Fight, fight, fight—a line of children emerges from the back of the school and I turn to follow, crossing the playground, down curving streets and back out onto the hydro corridor. I wait beneath one of the towers as the parade of youth carries on then stops, the chant fades, and the two boys emerge into the open, alone. They position themselves, facing each other, and begin circling slowly, like two grapplers, hands up for the inevitable lunge and grasp that begins all scripted wrestling matches (men in tights).
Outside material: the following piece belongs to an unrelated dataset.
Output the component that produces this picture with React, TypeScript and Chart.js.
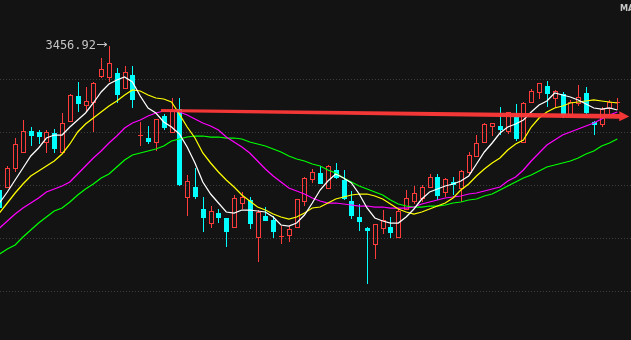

The boys charge, embrace, struggle, then collapse to the ground, rolling, straining; they are holding each other, not striking, and so the crowd grows restless and moves off, and they are left, like the girl skipping, caught in the moment.

A lonely jogger drifts by on the path, a shadow races across the ground as another jet passes overhead, a solitary horse thunders past, then a murder of crows glide by, low to the ground. And the murder turns out to be the same crow, repeated seven times, at different moments in flight, time compressed into a single moment, like Warden and McNicoll, looping, a sticky thought.